Records for this exercise ::
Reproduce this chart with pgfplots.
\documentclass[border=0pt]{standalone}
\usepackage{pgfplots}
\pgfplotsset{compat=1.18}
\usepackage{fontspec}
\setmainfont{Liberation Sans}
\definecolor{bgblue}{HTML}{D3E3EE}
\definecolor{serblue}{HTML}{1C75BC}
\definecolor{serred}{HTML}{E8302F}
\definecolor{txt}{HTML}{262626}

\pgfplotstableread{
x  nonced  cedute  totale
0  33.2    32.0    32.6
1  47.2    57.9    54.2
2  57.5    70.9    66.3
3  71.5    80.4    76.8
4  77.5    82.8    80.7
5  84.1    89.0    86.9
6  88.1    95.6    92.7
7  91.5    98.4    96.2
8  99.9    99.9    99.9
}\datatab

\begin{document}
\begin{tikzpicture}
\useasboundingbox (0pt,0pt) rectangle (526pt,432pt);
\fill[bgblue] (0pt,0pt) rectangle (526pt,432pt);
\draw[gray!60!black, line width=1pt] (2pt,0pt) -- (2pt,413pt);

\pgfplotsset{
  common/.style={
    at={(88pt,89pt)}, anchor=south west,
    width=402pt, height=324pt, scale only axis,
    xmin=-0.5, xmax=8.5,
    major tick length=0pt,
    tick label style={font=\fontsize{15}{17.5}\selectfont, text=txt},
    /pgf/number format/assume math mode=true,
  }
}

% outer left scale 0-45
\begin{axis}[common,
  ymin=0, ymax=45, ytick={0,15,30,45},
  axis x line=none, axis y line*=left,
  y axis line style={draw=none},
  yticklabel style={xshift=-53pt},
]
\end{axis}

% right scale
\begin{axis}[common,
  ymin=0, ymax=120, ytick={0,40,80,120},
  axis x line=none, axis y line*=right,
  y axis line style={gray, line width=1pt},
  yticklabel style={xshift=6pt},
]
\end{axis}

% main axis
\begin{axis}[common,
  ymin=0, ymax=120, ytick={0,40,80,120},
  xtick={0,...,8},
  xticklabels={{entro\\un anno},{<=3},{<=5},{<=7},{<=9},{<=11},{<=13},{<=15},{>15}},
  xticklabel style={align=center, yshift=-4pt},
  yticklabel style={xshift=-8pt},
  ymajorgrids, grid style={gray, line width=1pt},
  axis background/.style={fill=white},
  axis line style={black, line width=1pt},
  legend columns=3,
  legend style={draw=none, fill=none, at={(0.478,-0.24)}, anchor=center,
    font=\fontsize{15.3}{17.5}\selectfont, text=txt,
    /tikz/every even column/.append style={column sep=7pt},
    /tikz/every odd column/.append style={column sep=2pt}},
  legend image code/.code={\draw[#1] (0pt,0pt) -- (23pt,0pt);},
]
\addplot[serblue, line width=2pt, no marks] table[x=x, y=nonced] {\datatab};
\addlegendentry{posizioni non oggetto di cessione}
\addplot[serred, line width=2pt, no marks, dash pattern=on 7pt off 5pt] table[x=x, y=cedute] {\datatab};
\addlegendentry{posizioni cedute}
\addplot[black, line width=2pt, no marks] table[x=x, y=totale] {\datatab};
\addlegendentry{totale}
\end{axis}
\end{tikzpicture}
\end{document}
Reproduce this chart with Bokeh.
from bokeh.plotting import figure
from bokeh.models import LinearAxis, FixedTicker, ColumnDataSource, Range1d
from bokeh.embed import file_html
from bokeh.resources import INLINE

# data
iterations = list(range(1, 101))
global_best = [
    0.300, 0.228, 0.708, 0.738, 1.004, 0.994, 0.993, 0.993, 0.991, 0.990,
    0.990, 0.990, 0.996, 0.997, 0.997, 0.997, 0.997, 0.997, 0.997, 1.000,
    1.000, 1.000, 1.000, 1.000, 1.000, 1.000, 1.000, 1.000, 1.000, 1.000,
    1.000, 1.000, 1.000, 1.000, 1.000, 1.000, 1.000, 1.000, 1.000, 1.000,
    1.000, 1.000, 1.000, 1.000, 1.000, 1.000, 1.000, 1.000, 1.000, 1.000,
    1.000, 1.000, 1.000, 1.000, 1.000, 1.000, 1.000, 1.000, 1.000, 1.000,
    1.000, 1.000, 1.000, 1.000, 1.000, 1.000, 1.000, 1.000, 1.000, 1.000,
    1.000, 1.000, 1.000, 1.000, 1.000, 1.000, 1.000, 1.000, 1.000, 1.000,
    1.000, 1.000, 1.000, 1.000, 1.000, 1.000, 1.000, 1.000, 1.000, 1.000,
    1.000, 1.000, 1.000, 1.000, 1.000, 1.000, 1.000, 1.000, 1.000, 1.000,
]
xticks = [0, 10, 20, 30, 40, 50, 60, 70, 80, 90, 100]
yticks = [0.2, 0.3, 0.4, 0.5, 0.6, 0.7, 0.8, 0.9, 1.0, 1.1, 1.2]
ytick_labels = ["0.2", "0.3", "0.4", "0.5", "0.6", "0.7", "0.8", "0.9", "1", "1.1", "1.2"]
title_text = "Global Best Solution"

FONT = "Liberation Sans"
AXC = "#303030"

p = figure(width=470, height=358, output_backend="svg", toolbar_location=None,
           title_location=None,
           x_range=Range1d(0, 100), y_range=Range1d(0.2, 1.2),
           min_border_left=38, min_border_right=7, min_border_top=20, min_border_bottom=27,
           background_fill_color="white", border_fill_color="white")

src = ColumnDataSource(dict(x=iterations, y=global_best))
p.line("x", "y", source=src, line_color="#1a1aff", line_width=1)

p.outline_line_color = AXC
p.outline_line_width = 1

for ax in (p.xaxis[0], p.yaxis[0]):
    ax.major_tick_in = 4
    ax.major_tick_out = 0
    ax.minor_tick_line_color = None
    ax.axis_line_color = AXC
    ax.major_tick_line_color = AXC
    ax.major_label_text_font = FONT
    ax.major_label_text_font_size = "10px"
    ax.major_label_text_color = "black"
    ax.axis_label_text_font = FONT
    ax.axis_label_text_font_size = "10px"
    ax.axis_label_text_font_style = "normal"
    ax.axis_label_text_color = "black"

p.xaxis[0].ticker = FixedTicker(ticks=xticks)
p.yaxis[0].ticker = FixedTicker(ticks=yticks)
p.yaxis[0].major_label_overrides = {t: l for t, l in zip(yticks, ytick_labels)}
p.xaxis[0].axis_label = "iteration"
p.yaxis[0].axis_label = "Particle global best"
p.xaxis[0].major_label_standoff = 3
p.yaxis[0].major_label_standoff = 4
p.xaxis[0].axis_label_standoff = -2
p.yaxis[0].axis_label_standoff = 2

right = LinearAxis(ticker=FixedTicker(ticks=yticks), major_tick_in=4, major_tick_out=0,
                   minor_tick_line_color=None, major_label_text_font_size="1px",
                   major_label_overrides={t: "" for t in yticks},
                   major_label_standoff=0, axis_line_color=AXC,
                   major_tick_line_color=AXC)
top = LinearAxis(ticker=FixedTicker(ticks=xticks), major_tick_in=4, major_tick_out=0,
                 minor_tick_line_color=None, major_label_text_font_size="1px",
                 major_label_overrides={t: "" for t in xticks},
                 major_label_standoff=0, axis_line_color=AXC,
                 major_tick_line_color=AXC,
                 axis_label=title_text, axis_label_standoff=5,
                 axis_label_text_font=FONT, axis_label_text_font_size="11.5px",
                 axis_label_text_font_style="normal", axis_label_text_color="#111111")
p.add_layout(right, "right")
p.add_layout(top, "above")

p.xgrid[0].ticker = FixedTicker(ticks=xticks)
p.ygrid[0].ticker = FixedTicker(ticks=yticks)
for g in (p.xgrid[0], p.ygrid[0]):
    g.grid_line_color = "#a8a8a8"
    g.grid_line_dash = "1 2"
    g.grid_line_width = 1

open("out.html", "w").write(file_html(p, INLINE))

--

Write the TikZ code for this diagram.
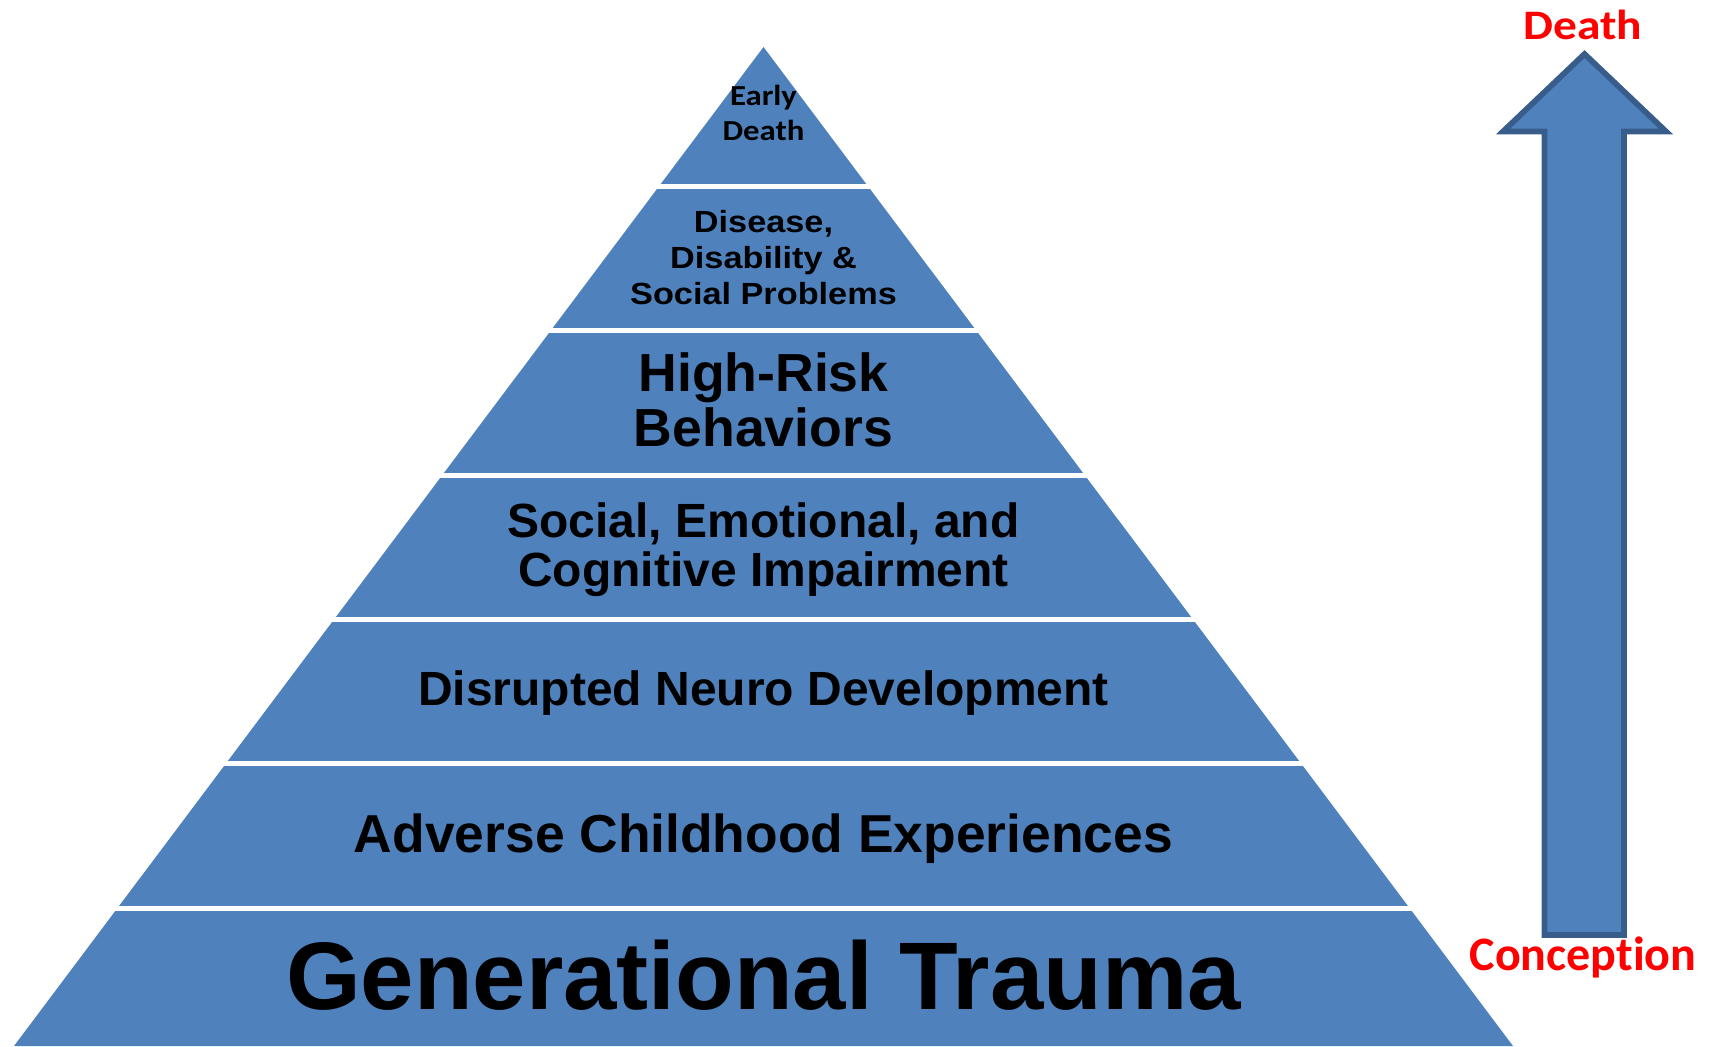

==

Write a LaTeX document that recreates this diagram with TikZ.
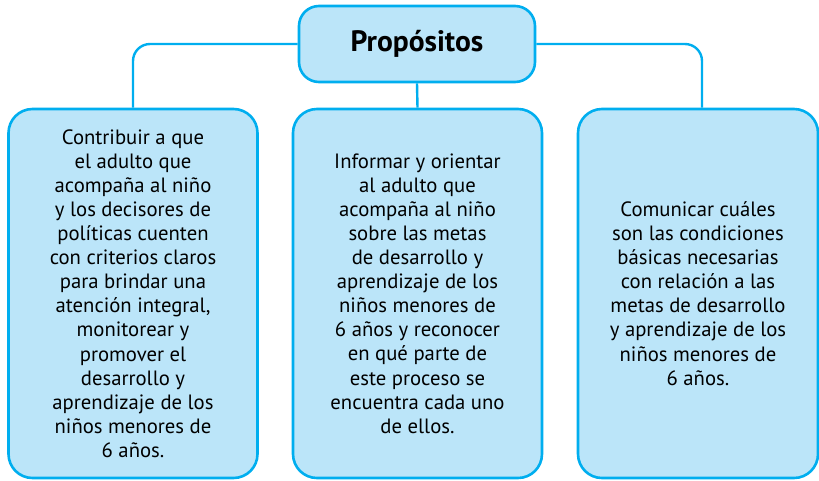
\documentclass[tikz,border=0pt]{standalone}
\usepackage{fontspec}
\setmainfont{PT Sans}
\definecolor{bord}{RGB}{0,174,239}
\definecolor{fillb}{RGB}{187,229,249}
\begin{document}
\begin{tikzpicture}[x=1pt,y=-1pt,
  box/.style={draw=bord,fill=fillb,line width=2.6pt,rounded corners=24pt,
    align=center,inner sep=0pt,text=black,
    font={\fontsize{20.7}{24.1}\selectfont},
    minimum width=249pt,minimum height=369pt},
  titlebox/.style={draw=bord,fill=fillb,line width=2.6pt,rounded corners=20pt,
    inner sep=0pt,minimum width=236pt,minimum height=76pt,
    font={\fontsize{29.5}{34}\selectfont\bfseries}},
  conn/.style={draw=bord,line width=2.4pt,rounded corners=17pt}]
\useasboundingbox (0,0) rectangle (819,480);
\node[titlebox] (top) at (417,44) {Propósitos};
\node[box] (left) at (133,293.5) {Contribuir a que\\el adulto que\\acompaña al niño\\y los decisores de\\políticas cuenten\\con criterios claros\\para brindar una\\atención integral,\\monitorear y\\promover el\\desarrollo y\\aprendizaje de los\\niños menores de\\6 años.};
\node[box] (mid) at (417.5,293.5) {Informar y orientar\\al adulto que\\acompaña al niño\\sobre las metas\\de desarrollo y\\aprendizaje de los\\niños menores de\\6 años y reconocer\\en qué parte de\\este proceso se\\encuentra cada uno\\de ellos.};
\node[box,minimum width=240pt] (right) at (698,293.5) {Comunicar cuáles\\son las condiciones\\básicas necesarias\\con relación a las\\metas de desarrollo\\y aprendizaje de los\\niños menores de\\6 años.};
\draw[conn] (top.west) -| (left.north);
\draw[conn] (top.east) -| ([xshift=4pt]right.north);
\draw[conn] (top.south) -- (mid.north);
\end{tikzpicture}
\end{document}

Problem to work on :: Output the section opening with the line that has "Reproduce this chart with Bokeh." and closing with the line that has "from bokeh.resources import INLINE". Keep both end lines and leave out the rest.

Exercise solution ::
Reproduce this chart with Bokeh.
from bokeh.plotting import figure
from bokeh.models import LinearAxis, FixedTicker, ColumnDataSource, Range1d
from bokeh.embed import file_html
from bokeh.resources import INLINE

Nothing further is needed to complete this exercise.